From: Yang, Weijiang
Date: Wed Oct 25 2023 - 10:50:37 EST


On 10/25/2023 1:07 AM, Sean Christopherson wrote:
On Fri, Sep 15, 2023, Weijiang Yang wrote:
On 9/15/2023 1:40 AM, Dave Hansen wrote:
On 9/13/23 23:33, Yang Weijiang wrote:
--- a/arch/x86/kernel/fpu/xstate.c
+++ b/arch/x86/kernel/fpu/xstate.c
@@ -1636,9 +1636,17 @@ static int __xstate_request_perm(u64 permitted, u64 requested, bool guest)
/* Calculate the resulting kernel state size */
mask = permitted | requested;
- /* Take supervisor states into account on the host */
+ /*
+ * Take supervisor states into account on the host. And add
+ * kernel dynamic xfeatures to guest since guest kernel may
+ * enable corresponding CPU feaures and the xstate registers
+ * need to be saved/restored properly.
+ */
if (!guest)
mask |= xfeatures_mask_supervisor();
+ else
+ mask |= fpu_kernel_dynamic_xfeatures;
This looks wrong. Per commit 781c64bfcb73 ("x86/fpu/xstate: Handle supervisor
states in XSTATE permissions"), mask at this point only contains user features,
which somewhat unintuitively doesn't include CET_USER (I get that they're MSRs
and thus supervisor state, it's just the name that's odd).
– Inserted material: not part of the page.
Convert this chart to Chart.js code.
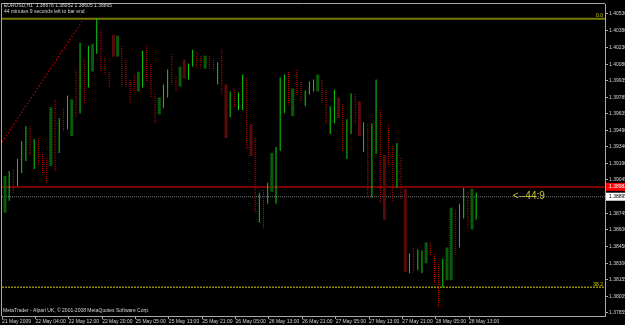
<!DOCTYPE html>
<html>
<head>
<meta charset="utf-8">
<script src="https://cdn.jsdelivr.net/npm/chart.js@4.4.0/dist/chart.umd.min.js"></script>
<style>
  html, body { margin: 0; padding: 0; background: #000; }
</style>
</head>
<body>
<canvas id="chart" width="625" height="325"></canvas>
<script>
// EURUSD H1 bars (one entry per hourly bar)
const barHigh = [
  1.39081, 1.39126, 1.39144, 1.39232, 1.39392, 1.39526, 1.39526, 1.39410, 1.39419, 1.39286,
  1.39250, 1.39695, 1.39766, 1.39597, 1.39686, 1.39801, 1.39766, 1.40041, 1.40272, 1.40130,
  1.40246, 1.40263, 1.40486, 1.40397, 1.40148, 1.40014, 1.40344, 1.40335, 1.40246, 1.40121,
  1.39944, 1.39988, 1.40014, 1.40201, 1.40255, 1.40086, 1.39819, 1.39783, 1.39899, 1.40032,
  1.40175, 1.39970, 1.40059, 1.40121, 1.40086, 1.40210, 1.40192, 1.40157, 1.40157, 1.40157,
  1.40130, 1.40095, 1.40219, 1.39899, 1.39837, 1.39864, 1.39828, 1.39988, 1.39961, 1.39544,
  1.39428, 1.38930, 1.38957, 1.39019, 1.39286, 1.39339, 1.39961, 1.39988, 1.40014, 1.39864,
  1.40032, 1.39926, 1.39846, 1.39926, 1.39944, 1.39988, 1.39944, 1.39846, 1.39704, 1.39855,
  1.39783, 1.39730, 1.39587, 1.39819, 1.39819, 1.39748, 1.39561, 1.39544, 1.39552, 1.39944,
  1.39677, 1.39268, 1.39544, 1.39357, 1.39375, 1.39241, 1.38966, 1.38388, 1.38441, 1.38423,
  1.38414, 1.38486, 1.38486, 1.38388, 1.38308, 1.38343, 1.38441, 1.38797, 1.38779, 1.38832,
  1.38974, 1.38948, 1.38966, 1.38930
];
const barLow = [
  1.38752, 1.38859, 1.38930, 1.38992, 1.39108, 1.39214, 1.39259, 1.39144, 1.39170, 1.39108,
  1.39019, 1.39170, 1.39126, 1.39286, 1.39481, 1.39499, 1.39437, 1.39606, 1.39641, 1.39730,
  1.39872, 1.40014, 1.40175, 1.40014, 1.39988, 1.39872, 1.40148, 1.40148, 1.39881, 1.39881,
  1.39730, 1.39837, 1.39837, 1.39872, 1.39926, 1.39783, 1.39552, 1.39632, 1.39686, 1.39783,
  1.39899, 1.39837, 1.39881, 1.39952, 1.39944, 1.40059, 1.40041, 1.40041, 1.40041, 1.40041,
  1.40024, 1.39899, 1.39810, 1.39419, 1.39606, 1.39686, 1.39668, 1.39668, 1.39312, 1.39259,
  1.38752, 1.38664, 1.38610, 1.38832, 1.38939, 1.38832, 1.39303, 1.39641, 1.39721, 1.39615,
  1.39810, 1.39748, 1.39704, 1.39810, 1.39837, 1.39837, 1.39739, 1.39544, 1.39455, 1.39552,
  1.39597, 1.39303, 1.39232, 1.39455, 1.39544, 1.39437, 1.39295, 1.38886, 1.38886, 1.39277,
  1.38841, 1.38690, 1.39170, 1.38859, 1.38975, 1.38877, 1.38219, 1.38210, 1.38219, 1.38237,
  1.38210, 1.38299, 1.38370, 1.38121, 1.37899, 1.38086, 1.38148, 1.38148, 1.38370, 1.38441,
  1.38700, 1.38610, 1.38601, 1.38690
];
// G bright up bar, R dotted down bar, g dark up body, r dark down body
const barStyle = (
  "gGRGGGRGRR" + "RgRGRGgRGR" + "GgGRRRrgRR" + "RRgGRRRgGG" + "RRgrGGRRgR" +
  "RGRrGRGGRr" + "RGRGgGGGRg" + "RRGGGgRRGG" + "rRGGRrGRGG" + "RrRRGRrGRG" +
  "GgRRRGggRG" + "GRgG"
).split("");

const xTickLabels = [
  "21 May 2009", "22 May 04:00", "22 May 12:00", "22 May 20:00", "25 May 05:00",
  "25 May 13:00", "25 May 21:00", "26 May 05:00", "26 May 13:00", "26 May 21:00",
  "27 May 05:00", "27 May 13:00", "27 May 21:00", "28 May 05:00", "28 May 13:00"
];
const yTickValues = [
  1.40530, 1.40380, 1.40230, 1.40080, 1.39935, 1.39785, 1.39635, 1.39490, 1.39340, 1.39190,
  1.39045, 1.38895, 1.38745, 1.38600, 1.38450, 1.38300, 1.38155, 1.38005, 1.37855
];

// horizontal objects on the chart
const fibTopLevel = 1.40486;     // "0.0"
const fibLowLevel = 1.38086;     // "38.2"
const resistLevel = 1.38983;     // red line
const bidPrice = 1.38895;        // grey bid line
const fibTrend = [{ x: -0.72, y: 1.39384 }, { x: 18.7, y: 1.40477 }];

const xMin = -0.72, xMax = 143.9;
const yMin = 1.37828, yMax = 1.40619;

const textColor = '#d4d4d4';
const frameColor = '#a8a8a8';
const fontFamily = "'Liberation Sans', Arial, sans-serif";

// dotted red fill for down bars
function dottedPattern(color) {
  const p = document.createElement('canvas');
  p.width = 1; p.height = 2;
  const pc = p.getContext('2d');
  pc.fillStyle = color;
  pc.fillRect(0, 0, 1, 1);
  return pc.createPattern(p, 'repeat');
}

function barsOf(code) {
  const out = [];
  barStyle.forEach((s, i) => {
    if (s === code) out.push({ x: i, y: [barLow[i], barHigh[i]] });
  });
  return out;
}

function hLine(v) {
  return [{ x: xMin, y: v }, { x: xMax, y: v }];
}

const mt4Overlay = {
  id: 'mt4Overlay',
  beforeDraw(chart) {
    const c = chart.ctx;
    c.save();
    c.fillStyle = '#000';
    c.fillRect(0, 0, chart.width, chart.height);
    c.restore();
  },
  afterDraw(chart) {
    const c = chart.ctx, a = chart.chartArea;
    const sx = chart.scales.x, sy = chart.scales.y;
    c.save();

    // top and left frame
    c.strokeStyle = frameColor;
    c.lineWidth = 1;
    c.beginPath();
    c.moveTo(a.left - 0.5, a.bottom);
    c.lineTo(a.left - 0.5, a.top - 0.5);
    c.lineTo(a.right, a.top - 0.5);
    c.stroke();

    // header and footer text
    c.font = '5px ' + fontFamily;
    c.fillStyle = textColor;
    c.textBaseline = 'middle';
    c.textAlign = 'left';
    c.fillText('EURUSD,H1  1.38676 1.38952 1.38605 1.38895', 4, 6);
    c.fillText('44 minutes 9 seconds left to bar end', 4, 12);
    c.fillText('MetaTrader - Alpari UK, \u00a9 2001-2008 MetaQuotes Software Corp.', 3, 311);

    // fibo level captions
    c.fillStyle = '#d0d000';
    c.textAlign = 'right';
    c.fillText('0.0', a.right - 2, sy.getPixelForValue(fibTopLevel) - 3);
    c.fillText('38.2', a.right - 2, sy.getPixelForValue(fibLowLevel) - 3);

    // countdown label
    c.font = '10px ' + fontFamily;
    c.fillStyle = '#c8c832';
    c.textAlign = 'left';
    c.fillText('<--44:9', sx.getPixelForValue(121.8), sy.getPixelForValue(bidPrice));

    // price boxes on the axis
    c.font = '5px ' + fontFamily;
    const ry = sy.getPixelForValue(resistLevel);
    c.fillStyle = '#ff0000';
    c.fillRect(a.right + 1, ry - 4, chart.width - a.right, 8);
    c.fillStyle = '#ffffff';
    c.fillText(resistLevel.toFixed(5), a.right + 4, ry);
    const by = sy.getPixelForValue(bidPrice);
    c.fillStyle = '#ffffff';
    c.fillRect(a.right + 1, by - 4, chart.width - a.right, 8);
    c.fillStyle = '#000000';
    c.fillText(bidPrice.toFixed(5), a.right + 4, by);

    c.restore();
  }
};

Chart.defaults.font.family = fontFamily;
Chart.defaults.font.size = 5;
Chart.defaults.color = textColor;

const redDots = dottedPattern('#e00000');

new Chart(document.getElementById('chart'), {
  type: 'bar',
  data: {
    datasets: [
      { type: 'line', data: hLine(fibTopLevel), borderColor: '#7a7a00', borderWidth: 2, pointRadius: 0, order: 5 },
      { type: 'line', data: hLine(fibLowLevel), borderColor: '#8c8c00', borderWidth: 1.5, borderDash: [2, 1], pointRadius: 0, order: 5 },
      { type: 'line', data: hLine(resistLevel), borderColor: '#7c0000', borderWidth: 2, pointRadius: 0, order: 5 },
      { type: 'line', data: hLine(bidPrice), borderColor: '#6e7676', borderWidth: 1, borderDash: [1, 1], pointRadius: 0, order: 5 },
      { type: 'line', data: fibTrend, borderColor: '#c00000', borderWidth: 1.2, borderDash: [1.5, 2], pointRadius: 0, order: 5 },
      { data: barsOf('g'), backgroundColor: '#0a5a0a', barThickness: 3, inflateAmount: 0, grouped: false, order: 3 },
      { data: barsOf('r'), backgroundColor: '#5a0a0a', barThickness: 3, inflateAmount: 0, grouped: false, order: 3 },
      { data: barsOf('G'), backgroundColor: '#10d010', barThickness: 1, inflateAmount: 0, grouped: false, order: 1 },
      { data: barsOf('R'), backgroundColor: redDots, barThickness: 1, inflateAmount: 0, grouped: false, order: 1 }
    ]
  },
  options: {
    responsive: false,
    animation: false,
    events: [],
    layout: { padding: { left: 2, top: 2, right: 0, bottom: 0 } },
    plugins: { legend: { display: false }, tooltip: { enabled: false } },
    scales: {
      x: {
        type: 'linear',
        min: xMin,
        max: xMax,
        offset: false,
        grid: { drawOnChartArea: false, tickLength: 3, color: frameColor, offset: false },
        border: { color: frameColor },
        ticks: {
          align: 'start', maxRotation: 0, autoSkip: false, padding: 0, color: textColor,
          callback: (v, i) => xTickLabels[i]
        },
        afterBuildTicks: s => { s.ticks = xTickLabels.map((t, k) => ({ value: 8 * k - 0.7 })); },
        afterFit: s => { s.height = 9; }
      },
      y: {
        position: 'right',
        min: yMin,
        max: yMax,
        grid: { drawOnChartArea: false, tickLength: 3, color: frameColor },
        border: { color: frameColor },
        ticks: { autoSkip: false, padding: 1, color: textColor, callback: v => v.toFixed(5) },
        afterBuildTicks: s => { s.ticks = yTickValues.map(v => ({ value: v })); },
        afterFit: s => { s.width = 20; }
      }
    }
  },
  plugins: [mt4Overlay]
});
</script>
</body>
</html>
I think the user-only boundary becomes unclear when fpstate_reset() introduce below line:
fpu->perm.__state_perm          = fpu_kernel_cfg.default_features;

Then in xstate_request_perm(), it re-uses above reset value for __xstate_request_perm(),
so in the latter, the mask is already mixed with supervisor xfeatures.

IIUC, the "dynamic" features contains CET_KERNEL, whereas xfeatures_mask_supervisor()
conatins PASID, CET_USER, and CET_KERNEL. PASID isn't virtualized by KVM, but
doesn't that mean CET_USER will get dropped/lost if userspace requests AMX/XTILE
enabling?

Yes, __state_size is correct for guest enabled xfeatures, including CET_USER, and it gets
removed from __state_perm.

IIUC, from current qemu/kernel interaction for guest permission settings, __xstate_request_perm()
is called only _ONCE_ to set AMX/XTILE for every vCPU thread, so the removal of guest supervisor
xfeatures won't hurt guest! ;-/

The existing code also seems odd, but I might be missing something. Won't the
kernel drop PASID if the guest request AMX/XTILE?
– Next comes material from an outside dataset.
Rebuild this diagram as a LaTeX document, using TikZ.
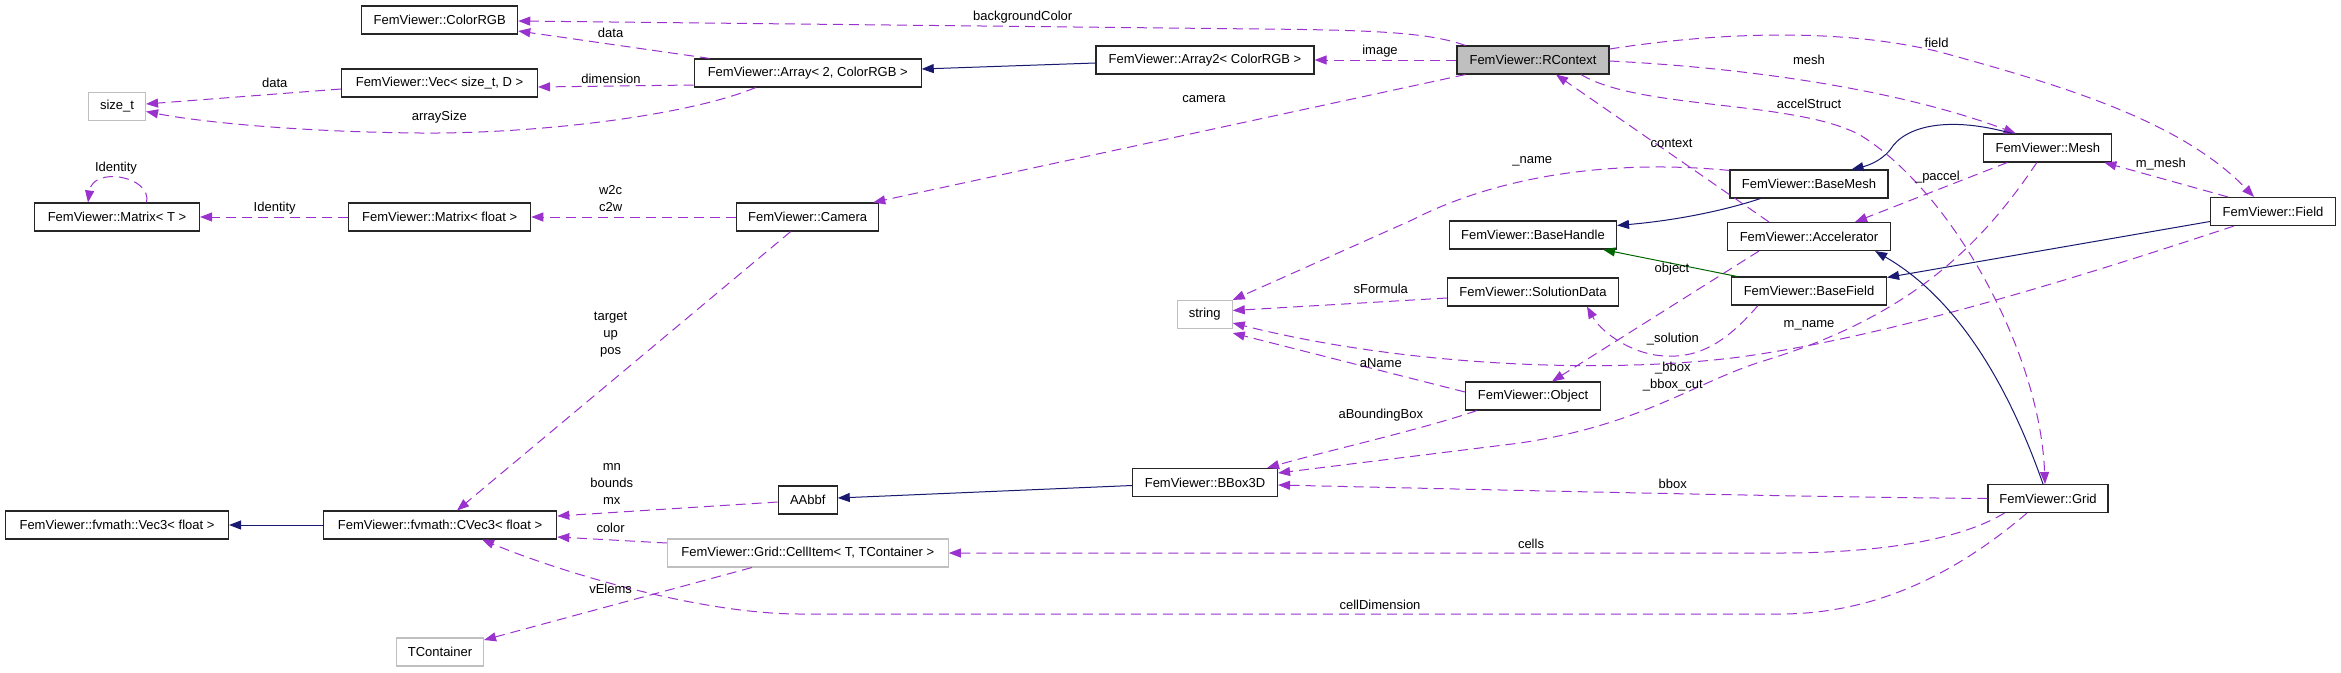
\documentclass[tikz,border=0pt]{standalone}
\usepackage{fontspec}
\setmainfont{Liberation Sans}
\usetikzlibrary{arrows.meta,calc}
\definecolor{edgep}{HTML}{9A32CD}
\definecolor{navyc}{HTML}{191970}
\definecolor{dgreen}{HTML}{006400}
\definecolor{grayb}{HTML}{BFBFBF}
\begin{document}
\begin{tikzpicture}[x=1pt,y=-1pt,font=\fontsize{13}{17}\selectfont,
  cls/.style={draw=black!85, line width=1.1pt, minimum height=28pt, inner sep=0pt, fill=white},
  ext/.style={cls, draw=grayb},
  uses/.style={draw=edgep, line width=1pt, dash pattern=on 10pt off 6pt, -{Triangle[length=12pt,width=9pt]}},
  inh/.style={draw=navyc, line width=1pt, -{Triangle[length=12pt,width=9pt]}},
  inhg/.style={draw=dgreen, line width=1pt, -{Triangle[length=12pt,width=9pt]}},
  lbl/.style={inner sep=0pt, align=center}]
\fill[white] (0,0) rectangle (2341,672);
\useasboundingbox (0,0) rectangle (2341,672);

% nodes
\node[cls, minimum width=156pt] (crgb) at (439.7,20) {FemViewer::ColorRGB};
\node[cls, minimum width=196pt] (vec) at (439.5,83) {FemViewer::Vec< size\_t, D >};
\node[ext, minimum width=57pt] (sizet) at (117,106.5) {size\_t};
\node[cls, minimum width=165pt] (matT) at (117,217) {FemViewer::Matrix< T >};
\node[cls, minimum width=182pt] (matF) at (439.7,217) {FemViewer::Matrix< float >};
\node[cls, minimum width=227pt] (arr) at (807.7,73) {FemViewer::Array< 2, ColorRGB >};
\node[cls, minimum width=218pt] (arr2) at (1205,60) {FemViewer::Array2< ColorRGB >};
\node[cls, fill=grayb, minimum width=152pt] (rc) at (1533,60) {FemViewer::RContext};
\node[cls, minimum width=142pt] (cam) at (807.7,217) {FemViewer::Camera};
\node[cls, minimum width=128pt] (mesh) at (2047.8,148) {FemViewer::Mesh};
\node[cls, minimum width=158pt] (bmesh) at (1809,184) {FemViewer::BaseMesh};
\node[cls, minimum width=167pt] (bh) at (1533,235) {FemViewer::BaseHandle};
\node[cls, minimum width=163pt] (acc) at (1809,236.5) {FemViewer::Accelerator};
\node[cls, minimum width=155pt] (bf) at (1809,291) {FemViewer::BaseField};
\node[cls, minimum width=125pt] (field) at (2273,211.5) {FemViewer::Field};
\node[cls, minimum width=171pt] (sol) at (1533,292) {FemViewer::SolutionData};
\node[ext, minimum width=55pt] (str) at (1204.7,314.5) {string};
\node[cls, minimum width=135pt] (obj) at (1533,396) {FemViewer::Object};
\node[cls, minimum width=145pt] (bbox) at (1205,482.5) {FemViewer::BBox3D};
\node[cls, minimum width=59pt] (aabb) at (807.7,500) {AAbbf};
\node[cls, minimum width=120pt] (grid) at (2048,498.5) {FemViewer::Grid};
\node[ext, minimum width=281pt] (cell) at (807.8,553) {FemViewer::Grid::CellItem< T, TContainer >};
\node[ext, minimum width=87pt] (tcont) at (440,652) {TContainer};
\node[cls, minimum width=233.5pt] (cvec) at (440,525) {FemViewer::fvmath::CVec3< float >};
\node[cls, minimum width=223pt] (vec3) at (117,525) {FemViewer::fvmath::Vec3< float >};

% usage edges
\draw[uses] ($(rc.north west)+(9,0)$) .. controls (1430,33) and (1380,30) .. (1260,29) -- ($(crgb.east)+(0,1)$);
\draw[uses] ($(arr.north west)+(16,0)$) -- ($(crgb.east)+(0,11)$);
\draw[uses] ($(arr.west)+(0,12)$) -- ($(vec.east)+(0,4)$);
\draw[uses] ($(arr.south west)+(62,0)$) .. controls (690,115) and (540,134) .. (420,133) .. controls (300,132) and (200,122) .. ($(sizet.east)+(0,5)$);
\draw[uses] ($(vec.west)+(0,6)$) -- ($(sizet.east)+(0,-2.5)$);
\draw[uses] (rc.west) -- (arr2.east);
\draw[uses] ($(rc.south west)+(9,0)$) -- ($(cam.north east)+(-6,0)$);
\draw[uses] (cam.west) -- (matF.east);
\draw[uses] (matF.west) -- (matT.east);
\draw[uses] ($(matT.north)+(29.6,0)$) .. controls (152,176) and (93,166) .. ($(matT.north)+(-29,0)$);
\draw[uses] ($(cam.south)+(-17,0)$) -- ($(cvec.north)+(17,0)$);
\draw[uses] ($(aabb.west)+(0,2)$) -- ($(cvec.east)+(0,-9)$);
\draw[uses] ($(cell.west)+(0,-10)$) -- ($(cvec.east)+(0,12)$);
\draw[uses] ($(cell.south)+(-56,0)$) -- ($(tcont.east)+(0,-12)$);
\draw[uses] ($(grid.south)+(-21,0)$) .. controls (1960,570) and (1880,614) .. (1780,614) -- (800,614) .. controls (700,614) and (560,572) .. ($(cvec.south)+(42,0)$);
\draw[uses] ($(grid.south west)+(17,0)$) .. controls (1960,540) and (1880,553) .. (1780,553) -- (cell.east);
\draw[uses] (grid.west) .. controls (1800,497) and (1500,490) .. ($(bbox.east)+(0,2.5)$);
\draw[uses] ($(obj.south west)+(12,0)$) .. controls (1420,430) and (1330,450) .. ($(bbox.north east)+(-11,0)$);
\draw[uses] ($(mesh.south)+(-11,0)$) .. controls (1975,255) and (1900,320) .. (1760,362) .. controls (1690,385) and (1640,425) .. (1520,443) -- ($(bbox.east)+(0,-9.5)$);
\draw[uses] ($(field.south west)+(24,0)$) .. controls (2100,270) and (1900,335) .. (1740,357) .. controls (1600,375) and (1400,365) .. ($(str.east)+(0,8.5)$);
\draw[uses] ($(bf.south west)+(27,0)$) .. controls (1720,350) and (1690,360) .. (1655,355) .. controls (1625,350) and (1600,330) .. ($(sol.south)+(54,0)$);
\draw[uses] ($(acc.south west)+(32,0)$) -- ($(obj.north)+(19,0)$);
\draw[uses] ($(mesh.south west)+(24,0)$) -- ($(acc.north east)+(-36,0)$);
\draw[uses] ($(acc.north west)+(42,0)$) -- ($(rc.south)+(23,0)$);
\draw[uses] ($(bmesh.north west)+(0,1)$) .. controls (1600,158) and (1490,180) .. (1412,220) -- (str.north east);
\draw[uses] ($(sol.west)+(0,6)$) -- ($(str.east)+(0,-4)$);
\draw[uses] ($(obj.west)+(0,-4)$) -- ($(str.south east)+(0,4)$);
\draw[uses] ($(rc.east)+(0,1)$) .. controls (1750,68) and (1900,90) .. ($(mesh.north)+(-32,0)$);
\draw[uses] ($(rc.east)+(0,-11)$) .. controls (1700,35) and (1830,25) .. (1940,52) .. controls (2060,85) and (2180,120) .. ($(field.north)+(-19,0)$);
\draw[uses] ($(rc.south)+(48,0)$) .. controls (1640,110) and (1795,100) .. (1860,135) .. controls (1950,190) and (2040,350) .. ($(grid.north)+(-3,0)$);
\draw[uses] ($(field.north west)+(18,0)$) -- ($(mesh.south east)+(-8,0)$);

% inheritance edges
\draw[inh] ($(arr2.west)+(0,3)$) -- ($(arr.east)+(0,-4)$);
\draw[inh] ($(bbox.west)+(0,3)$) -- ($(aabb.east)+(0,-2)$);
\draw[inh] (cvec.west) -- (vec3.east);
\draw[inh] ($(mesh.north)+(-36,0)$) .. controls (1950,116) and (1905,125) .. (1890,150) .. controls (1880,162) and (1866,166) .. ($(bmesh.north east)+(-37,0)$);
\draw[inh] ($(bmesh.south west)+(31,0)$) .. controls (1720,212) and (1670,221) .. ($(bh.north east)+(0,5)$);
\draw[inhg] ($(bf.north west)+(6,0)$) -- ($(bh.south east)+(-14,0)$);
\draw[inh] ($(field.west)+(0,10)$) -- ($(bf.north east)+(0,1)$);
\draw[inh] ($(grid.north)+(-5,0)$) .. controls (2010,390) and (1960,300) .. ($(acc.south east)+(-16,0)$);

% labels
\node[lbl] (l1) at (1022.7,17) {backgroundColor};
\node[lbl] (l2) at (610.6,33) {data};
\node[lbl] (l3) at (611,79) {dimension};
\node[lbl] (l4) at (439.3,117) {arraySize};
\node[lbl] (l5) at (274.7,83) {data};
\node[lbl] (l6) at (1380,51) {image};
\node[lbl] (l7) at (1204,99) {camera};
\node[lbl] (l8) at (274.7,208) {Identity};
\node[lbl] (l9) at (116,168) {Identity};
\node[lbl] (l10) at (610.6,199) {w2c\\c2w};
\node[lbl] (l11) at (610.6,335) {target\\up\\pos};
\node[lbl] (l12) at (611.8,484) {mn\\bounds\\mx};
\node[lbl] (l13) at (610.6,528) {color};
\node[lbl] (l14) at (610.6,589) {vElems};
\node[lbl] (l15) at (1380,605) {cellDimension};
\node[lbl] (l16) at (1531,544) {cells};
\node[lbl] (l17) at (1672.8,484) {bbox};
\node[lbl] (l18) at (1380.8,415) {aBoundingBox};
\node[lbl] (l19) at (1380.8,363) {aName};
\node[lbl] (l20) at (1380.8,289) {sFormula};
\node[lbl] (l21) at (1532.3,161) {\_name};
\node[lbl] (l22) at (1671.6,143) {context};
\node[lbl] (l23) at (1809,325) {m\_name};
\node[lbl] (l24) at (1809,60) {mesh};
\node[lbl] (l25) at (1936.6,43) {field};
\node[lbl] (l26) at (1809,104) {accelStruct};
\node[lbl] (l27) at (1937.4,177) {\_paccel};
\node[lbl] (l28) at (2160.8,164) {m\_mesh};
\node[lbl] (l29) at (1672,269) {object};
\node[lbl] (l30) at (1672.8,339) {\_solution};
\node[lbl] (l31) at (1672.8,376.5) {\_bbox\\\_bbox\_cut};
\end{tikzpicture}
\end{document}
Yeah, dropped after the first invocation.

I'm not at all familiar with
what PASID state is managed via XSAVE, so I've no idea if that's an actual problem
or just an oddity.

ksize = xstate_calculate_size(mask, compacted);
Heh, you changed the "guest" naming in "fpu_kernel_dynamic_xfeatures"
but didn't change the logic.

As it's coded at the moment *ALL* "fpu_kernel_dynamic_xfeatures" are
guest xfeatures. So, they're different in name only.
...

Would there ever be any reason for KVM to be on a system which supports a
dynamic kernel feature but where it doesn't get enabled for guest use, or
at least shouldn't have the FPU space allocated?
I haven't heard of that kind of usage for other features so far, CET
supervisor xstate is the only dynamic kernel feature now,  not sure whether
other CPU features having supervisor xstate would share the handling logic
like CET does one day.
There are definitely scenarios where CET will not be exposed to KVM guests, but
I don't see any reason to make the guest FPU space dynamically sized for CET.
It's what, 40 bytes?

Could it also be xsave/xrstor operation efficiency for non-guest threads?

I would much prefer to avoid the whole "dynamic" thing and instead make CET
explicitly guest-only. E.g. fpu_kernel_guest_only_xfeatures? Or even better
if it doesn't cause weirdness elsewhere, a dedicated fpu_guest_cfg. For me at
least, a fpu_guest_cfg would make it easier to understand what all is going on.

Agree,  guess non-kernel-generic designs are not very much welcome for kernel...